Rows from a dataset of charts and code
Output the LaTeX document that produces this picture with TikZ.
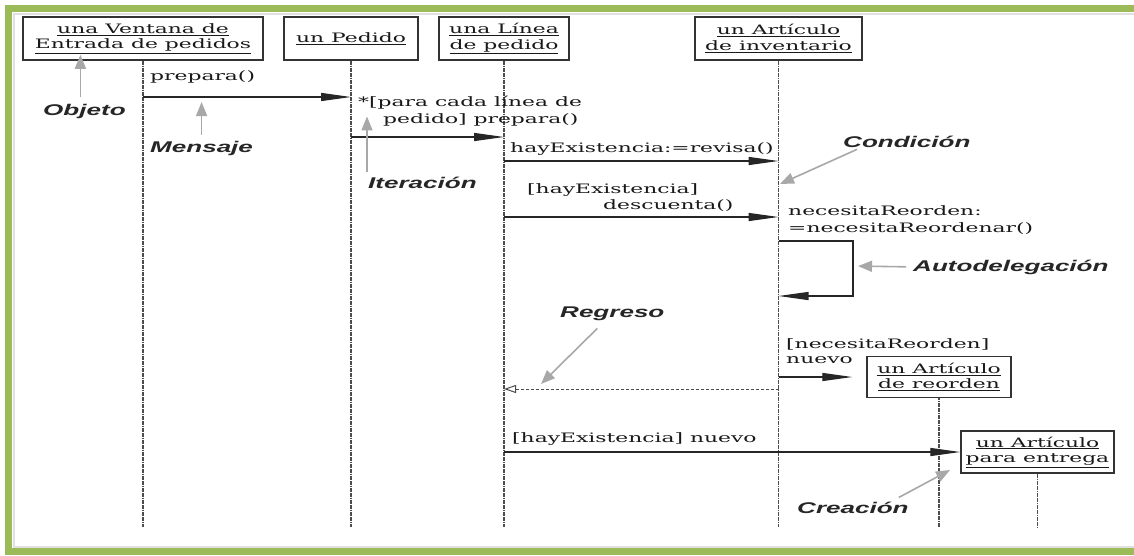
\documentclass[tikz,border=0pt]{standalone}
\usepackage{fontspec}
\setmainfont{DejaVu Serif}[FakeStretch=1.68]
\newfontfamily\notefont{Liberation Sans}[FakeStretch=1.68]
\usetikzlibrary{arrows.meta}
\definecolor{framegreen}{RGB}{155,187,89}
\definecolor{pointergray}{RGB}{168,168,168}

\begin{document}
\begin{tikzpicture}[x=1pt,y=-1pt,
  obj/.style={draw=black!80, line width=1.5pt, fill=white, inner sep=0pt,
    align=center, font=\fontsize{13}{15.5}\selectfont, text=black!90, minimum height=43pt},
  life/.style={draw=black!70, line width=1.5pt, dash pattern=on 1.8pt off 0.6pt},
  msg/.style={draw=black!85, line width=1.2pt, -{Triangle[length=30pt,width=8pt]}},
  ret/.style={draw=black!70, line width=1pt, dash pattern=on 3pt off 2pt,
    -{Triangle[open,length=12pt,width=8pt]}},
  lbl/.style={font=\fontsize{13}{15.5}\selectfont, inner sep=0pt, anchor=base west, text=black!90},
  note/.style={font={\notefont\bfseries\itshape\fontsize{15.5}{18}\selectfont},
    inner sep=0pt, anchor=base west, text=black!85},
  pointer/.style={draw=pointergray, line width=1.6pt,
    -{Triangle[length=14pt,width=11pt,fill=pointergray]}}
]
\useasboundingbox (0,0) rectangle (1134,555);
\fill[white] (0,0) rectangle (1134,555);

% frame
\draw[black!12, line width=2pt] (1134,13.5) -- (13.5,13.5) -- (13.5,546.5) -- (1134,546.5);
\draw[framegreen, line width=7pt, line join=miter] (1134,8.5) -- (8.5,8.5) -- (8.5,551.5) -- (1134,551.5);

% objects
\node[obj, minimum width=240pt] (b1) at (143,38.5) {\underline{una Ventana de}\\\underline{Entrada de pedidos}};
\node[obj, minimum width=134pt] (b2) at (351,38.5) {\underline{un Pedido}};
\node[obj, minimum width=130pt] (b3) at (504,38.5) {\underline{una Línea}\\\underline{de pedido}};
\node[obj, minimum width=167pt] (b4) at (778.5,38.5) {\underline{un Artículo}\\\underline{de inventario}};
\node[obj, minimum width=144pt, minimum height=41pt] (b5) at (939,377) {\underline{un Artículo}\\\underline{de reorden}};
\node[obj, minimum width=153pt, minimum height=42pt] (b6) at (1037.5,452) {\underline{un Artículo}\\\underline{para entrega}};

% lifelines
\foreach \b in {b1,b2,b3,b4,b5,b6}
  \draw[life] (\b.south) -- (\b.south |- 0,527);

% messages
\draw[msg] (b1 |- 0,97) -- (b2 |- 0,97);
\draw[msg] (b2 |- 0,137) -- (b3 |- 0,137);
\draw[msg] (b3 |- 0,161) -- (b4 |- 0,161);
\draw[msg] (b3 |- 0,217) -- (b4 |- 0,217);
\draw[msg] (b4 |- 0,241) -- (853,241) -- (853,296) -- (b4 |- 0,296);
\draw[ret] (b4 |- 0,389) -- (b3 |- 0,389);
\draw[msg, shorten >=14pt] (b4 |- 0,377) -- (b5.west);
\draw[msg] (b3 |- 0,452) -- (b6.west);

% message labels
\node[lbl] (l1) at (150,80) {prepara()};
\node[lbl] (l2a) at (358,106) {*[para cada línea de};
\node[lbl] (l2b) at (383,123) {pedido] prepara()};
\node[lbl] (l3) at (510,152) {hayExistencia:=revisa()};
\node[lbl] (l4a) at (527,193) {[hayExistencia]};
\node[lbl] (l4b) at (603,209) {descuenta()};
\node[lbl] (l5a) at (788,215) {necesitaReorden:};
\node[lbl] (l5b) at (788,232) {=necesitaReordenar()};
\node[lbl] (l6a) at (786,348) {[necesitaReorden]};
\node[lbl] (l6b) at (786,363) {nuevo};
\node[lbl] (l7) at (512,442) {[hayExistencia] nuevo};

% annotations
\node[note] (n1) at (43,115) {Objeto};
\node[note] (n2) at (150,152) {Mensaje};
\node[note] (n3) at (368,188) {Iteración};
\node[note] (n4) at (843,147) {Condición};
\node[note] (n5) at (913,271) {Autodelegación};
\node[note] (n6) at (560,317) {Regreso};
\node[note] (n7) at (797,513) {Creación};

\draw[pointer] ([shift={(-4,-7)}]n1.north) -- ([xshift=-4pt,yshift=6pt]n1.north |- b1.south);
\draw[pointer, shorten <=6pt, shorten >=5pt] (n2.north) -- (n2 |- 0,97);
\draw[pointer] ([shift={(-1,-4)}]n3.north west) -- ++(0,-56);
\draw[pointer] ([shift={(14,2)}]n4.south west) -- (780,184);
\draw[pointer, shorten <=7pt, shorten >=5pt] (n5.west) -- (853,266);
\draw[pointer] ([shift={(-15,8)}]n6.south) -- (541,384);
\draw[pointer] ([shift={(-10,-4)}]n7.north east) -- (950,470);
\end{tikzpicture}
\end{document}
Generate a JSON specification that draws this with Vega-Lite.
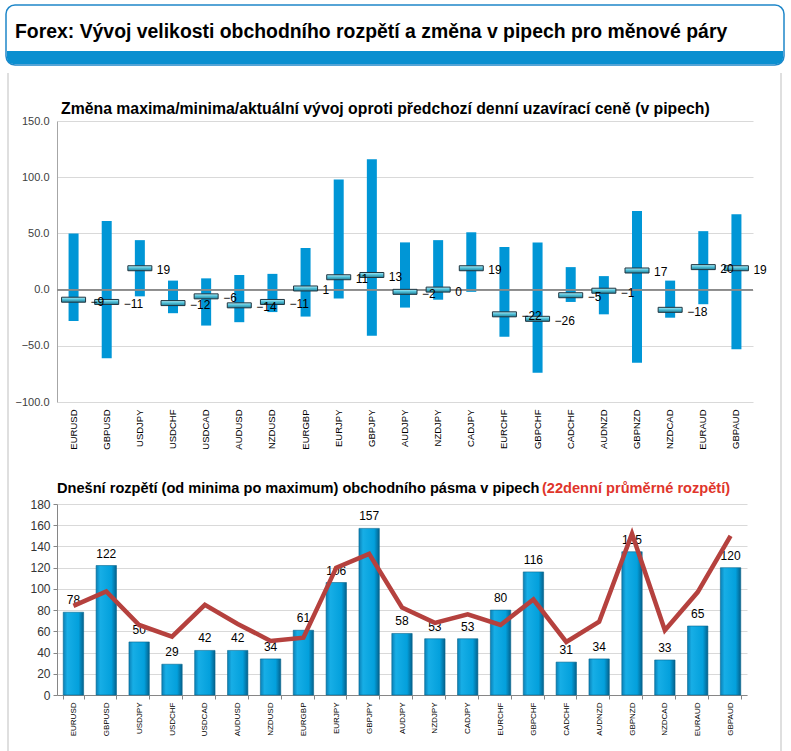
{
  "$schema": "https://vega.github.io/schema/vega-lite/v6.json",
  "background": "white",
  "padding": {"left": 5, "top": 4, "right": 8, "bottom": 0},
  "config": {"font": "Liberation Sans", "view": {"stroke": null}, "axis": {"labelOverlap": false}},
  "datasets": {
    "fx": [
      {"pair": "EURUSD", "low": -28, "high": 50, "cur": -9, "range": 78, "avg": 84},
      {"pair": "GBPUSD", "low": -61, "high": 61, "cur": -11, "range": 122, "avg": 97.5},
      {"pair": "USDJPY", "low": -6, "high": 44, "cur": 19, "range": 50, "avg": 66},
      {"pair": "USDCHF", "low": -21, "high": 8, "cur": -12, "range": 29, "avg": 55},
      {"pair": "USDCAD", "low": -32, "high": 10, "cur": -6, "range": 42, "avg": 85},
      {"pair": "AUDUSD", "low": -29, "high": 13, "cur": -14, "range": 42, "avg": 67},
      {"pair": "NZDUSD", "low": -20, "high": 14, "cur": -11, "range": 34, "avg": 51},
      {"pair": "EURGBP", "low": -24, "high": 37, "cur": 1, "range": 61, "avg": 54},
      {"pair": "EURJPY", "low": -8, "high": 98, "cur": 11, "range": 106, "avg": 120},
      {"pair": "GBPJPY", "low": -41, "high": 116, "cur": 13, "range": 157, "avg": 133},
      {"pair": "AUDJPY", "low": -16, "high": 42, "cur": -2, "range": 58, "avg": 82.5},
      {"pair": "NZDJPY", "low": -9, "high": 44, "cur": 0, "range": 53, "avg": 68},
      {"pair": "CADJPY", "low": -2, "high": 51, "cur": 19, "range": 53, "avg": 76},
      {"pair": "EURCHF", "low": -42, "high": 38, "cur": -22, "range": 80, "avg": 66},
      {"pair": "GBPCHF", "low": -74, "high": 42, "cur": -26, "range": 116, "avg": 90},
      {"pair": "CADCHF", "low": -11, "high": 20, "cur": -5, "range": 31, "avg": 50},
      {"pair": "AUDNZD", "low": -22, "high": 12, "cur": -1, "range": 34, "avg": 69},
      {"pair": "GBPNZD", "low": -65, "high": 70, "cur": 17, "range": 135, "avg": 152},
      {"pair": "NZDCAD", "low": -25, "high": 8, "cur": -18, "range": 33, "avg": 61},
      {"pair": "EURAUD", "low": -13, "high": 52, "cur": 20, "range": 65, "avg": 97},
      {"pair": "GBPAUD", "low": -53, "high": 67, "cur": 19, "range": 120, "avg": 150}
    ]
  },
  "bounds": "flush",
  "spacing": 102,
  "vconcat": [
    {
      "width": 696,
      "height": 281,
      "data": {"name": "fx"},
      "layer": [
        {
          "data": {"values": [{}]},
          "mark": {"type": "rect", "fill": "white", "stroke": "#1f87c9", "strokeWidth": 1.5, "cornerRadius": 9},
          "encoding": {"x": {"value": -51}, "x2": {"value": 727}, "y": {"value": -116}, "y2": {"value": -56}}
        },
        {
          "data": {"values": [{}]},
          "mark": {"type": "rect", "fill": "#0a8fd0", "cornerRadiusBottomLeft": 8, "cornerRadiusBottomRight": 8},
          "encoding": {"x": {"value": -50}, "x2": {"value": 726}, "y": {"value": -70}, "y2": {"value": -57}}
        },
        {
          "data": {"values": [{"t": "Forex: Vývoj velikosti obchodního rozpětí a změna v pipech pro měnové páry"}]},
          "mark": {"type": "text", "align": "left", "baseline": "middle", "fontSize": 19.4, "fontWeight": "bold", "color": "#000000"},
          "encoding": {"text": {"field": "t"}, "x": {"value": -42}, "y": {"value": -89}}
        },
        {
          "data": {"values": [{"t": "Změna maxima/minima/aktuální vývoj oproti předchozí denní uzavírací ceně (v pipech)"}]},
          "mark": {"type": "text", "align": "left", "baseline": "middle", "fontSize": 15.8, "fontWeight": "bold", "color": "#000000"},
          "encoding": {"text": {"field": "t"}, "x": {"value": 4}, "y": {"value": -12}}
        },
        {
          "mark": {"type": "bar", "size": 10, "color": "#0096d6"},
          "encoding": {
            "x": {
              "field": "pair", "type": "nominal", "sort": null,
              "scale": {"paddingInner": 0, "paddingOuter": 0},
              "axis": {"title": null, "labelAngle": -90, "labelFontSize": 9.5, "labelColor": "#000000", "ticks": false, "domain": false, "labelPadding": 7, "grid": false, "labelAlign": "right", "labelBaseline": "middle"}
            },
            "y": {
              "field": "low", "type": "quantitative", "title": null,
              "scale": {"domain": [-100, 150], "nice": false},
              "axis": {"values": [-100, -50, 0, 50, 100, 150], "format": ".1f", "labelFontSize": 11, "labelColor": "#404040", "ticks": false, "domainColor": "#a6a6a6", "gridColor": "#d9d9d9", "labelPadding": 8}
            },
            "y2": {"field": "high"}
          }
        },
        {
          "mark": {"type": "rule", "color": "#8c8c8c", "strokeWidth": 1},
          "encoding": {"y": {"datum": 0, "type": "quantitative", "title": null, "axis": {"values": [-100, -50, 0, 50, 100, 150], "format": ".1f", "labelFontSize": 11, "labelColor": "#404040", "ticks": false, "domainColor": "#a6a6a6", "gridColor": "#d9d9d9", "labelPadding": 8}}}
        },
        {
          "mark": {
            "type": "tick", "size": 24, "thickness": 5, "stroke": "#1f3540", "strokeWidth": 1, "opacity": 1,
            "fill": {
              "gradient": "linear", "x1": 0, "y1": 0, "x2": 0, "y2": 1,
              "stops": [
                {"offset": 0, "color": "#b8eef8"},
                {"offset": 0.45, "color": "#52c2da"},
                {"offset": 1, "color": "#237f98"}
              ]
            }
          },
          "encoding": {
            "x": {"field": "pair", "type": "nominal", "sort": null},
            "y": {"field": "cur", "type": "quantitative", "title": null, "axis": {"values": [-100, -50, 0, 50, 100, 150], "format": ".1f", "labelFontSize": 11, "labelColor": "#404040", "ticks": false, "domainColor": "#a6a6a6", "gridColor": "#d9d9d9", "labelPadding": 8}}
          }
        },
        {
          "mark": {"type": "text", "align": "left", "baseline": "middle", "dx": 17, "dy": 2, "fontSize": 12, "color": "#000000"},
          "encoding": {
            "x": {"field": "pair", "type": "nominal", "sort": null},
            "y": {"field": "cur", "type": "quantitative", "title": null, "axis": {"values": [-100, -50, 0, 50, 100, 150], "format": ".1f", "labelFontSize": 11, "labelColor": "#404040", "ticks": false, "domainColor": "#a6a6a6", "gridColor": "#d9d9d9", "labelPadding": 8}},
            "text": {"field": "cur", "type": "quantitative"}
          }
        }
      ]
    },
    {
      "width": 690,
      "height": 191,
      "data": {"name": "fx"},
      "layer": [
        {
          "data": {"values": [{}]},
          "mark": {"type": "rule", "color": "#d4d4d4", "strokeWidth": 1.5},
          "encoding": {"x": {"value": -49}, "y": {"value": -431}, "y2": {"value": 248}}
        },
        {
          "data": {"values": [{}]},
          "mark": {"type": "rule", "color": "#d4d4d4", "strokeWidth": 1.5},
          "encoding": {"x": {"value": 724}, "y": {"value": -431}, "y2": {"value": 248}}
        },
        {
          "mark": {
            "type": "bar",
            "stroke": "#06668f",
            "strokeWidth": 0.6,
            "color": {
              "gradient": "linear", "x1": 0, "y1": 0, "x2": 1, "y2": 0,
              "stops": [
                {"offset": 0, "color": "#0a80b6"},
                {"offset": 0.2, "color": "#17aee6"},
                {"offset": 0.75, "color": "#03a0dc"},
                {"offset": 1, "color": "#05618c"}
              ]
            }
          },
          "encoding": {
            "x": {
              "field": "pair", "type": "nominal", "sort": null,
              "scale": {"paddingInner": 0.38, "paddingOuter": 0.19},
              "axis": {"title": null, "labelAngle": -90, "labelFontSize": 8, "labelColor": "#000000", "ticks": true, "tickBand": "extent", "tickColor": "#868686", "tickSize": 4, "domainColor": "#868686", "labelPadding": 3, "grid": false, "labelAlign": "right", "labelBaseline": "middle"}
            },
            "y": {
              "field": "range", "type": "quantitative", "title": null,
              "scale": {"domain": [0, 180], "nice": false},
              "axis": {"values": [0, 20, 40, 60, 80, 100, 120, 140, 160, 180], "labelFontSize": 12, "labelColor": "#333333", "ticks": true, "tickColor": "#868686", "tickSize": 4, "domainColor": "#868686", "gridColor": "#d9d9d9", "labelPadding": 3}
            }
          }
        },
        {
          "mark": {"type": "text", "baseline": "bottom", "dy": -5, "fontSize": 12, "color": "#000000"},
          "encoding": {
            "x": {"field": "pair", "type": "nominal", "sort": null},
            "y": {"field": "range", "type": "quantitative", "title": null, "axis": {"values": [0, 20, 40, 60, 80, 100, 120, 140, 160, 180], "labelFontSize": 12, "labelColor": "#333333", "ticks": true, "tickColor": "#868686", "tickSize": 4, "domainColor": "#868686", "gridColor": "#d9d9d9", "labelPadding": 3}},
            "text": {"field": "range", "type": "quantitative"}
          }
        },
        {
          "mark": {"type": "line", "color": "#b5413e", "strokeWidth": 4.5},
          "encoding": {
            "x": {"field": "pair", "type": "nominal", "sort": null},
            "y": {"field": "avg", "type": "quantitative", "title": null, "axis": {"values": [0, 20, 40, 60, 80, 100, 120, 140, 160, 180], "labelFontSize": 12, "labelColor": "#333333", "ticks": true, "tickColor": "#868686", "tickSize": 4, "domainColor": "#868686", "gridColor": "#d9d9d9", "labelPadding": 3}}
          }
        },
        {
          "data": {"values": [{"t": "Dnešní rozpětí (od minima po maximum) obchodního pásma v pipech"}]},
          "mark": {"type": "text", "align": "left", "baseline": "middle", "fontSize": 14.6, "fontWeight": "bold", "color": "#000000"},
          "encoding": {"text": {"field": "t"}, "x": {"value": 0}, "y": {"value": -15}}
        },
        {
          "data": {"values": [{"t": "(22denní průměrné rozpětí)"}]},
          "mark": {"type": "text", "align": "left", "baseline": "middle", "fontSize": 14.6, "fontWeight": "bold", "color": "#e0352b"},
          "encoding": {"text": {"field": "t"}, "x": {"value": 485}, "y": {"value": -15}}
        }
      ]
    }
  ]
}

▶ **What is asked**: The required output is the exact run of lines from the start of the records through the line containing "(8.5,551.5) -- (1134,551.5);", both ends included, with no pictures.

▶ **Output of the task**:
Output the LaTeX document that produces this picture with TikZ.
\documentclass[tikz,border=0pt]{standalone}
\usepackage{fontspec}
\setmainfont{DejaVu Serif}[FakeStretch=1.68]
\newfontfamily\notefont{Liberation Sans}[FakeStretch=1.68]
\usetikzlibrary{arrows.meta}
\definecolor{framegreen}{RGB}{155,187,89}
\definecolor{pointergray}{RGB}{168,168,168}

\begin{document}
\begin{tikzpicture}[x=1pt,y=-1pt,
  obj/.style={draw=black!80, line width=1.5pt, fill=white, inner sep=0pt,
    align=center, font=\fontsize{13}{15.5}\selectfont, text=black!90, minimum height=43pt},
  life/.style={draw=black!70, line width=1.5pt, dash pattern=on 1.8pt off 0.6pt},
  msg/.style={draw=black!85, line width=1.2pt, -{Triangle[length=30pt,width=8pt]}},
  ret/.style={draw=black!70, line width=1pt, dash pattern=on 3pt off 2pt,
    -{Triangle[open,length=12pt,width=8pt]}},
  lbl/.style={font=\fontsize{13}{15.5}\selectfont, inner sep=0pt, anchor=base west, text=black!90},
  note/.style={font={\notefont\bfseries\itshape\fontsize{15.5}{18}\selectfont},
    inner sep=0pt, anchor=base west, text=black!85},
  pointer/.style={draw=pointergray, line width=1.6pt,
    -{Triangle[length=14pt,width=11pt,fill=pointergray]}}
]
\useasboundingbox (0,0) rectangle (1134,555);
\fill[white] (0,0) rectangle (1134,555);

% frame
\draw[black!12, line width=2pt] (1134,13.5) -- (13.5,13.5) -- (13.5,546.5) -- (1134,546.5);
\draw[framegreen, line width=7pt, line join=miter] (1134,8.5) -- (8.5,8.5) -- (8.5,551.5) -- (1134,551.5);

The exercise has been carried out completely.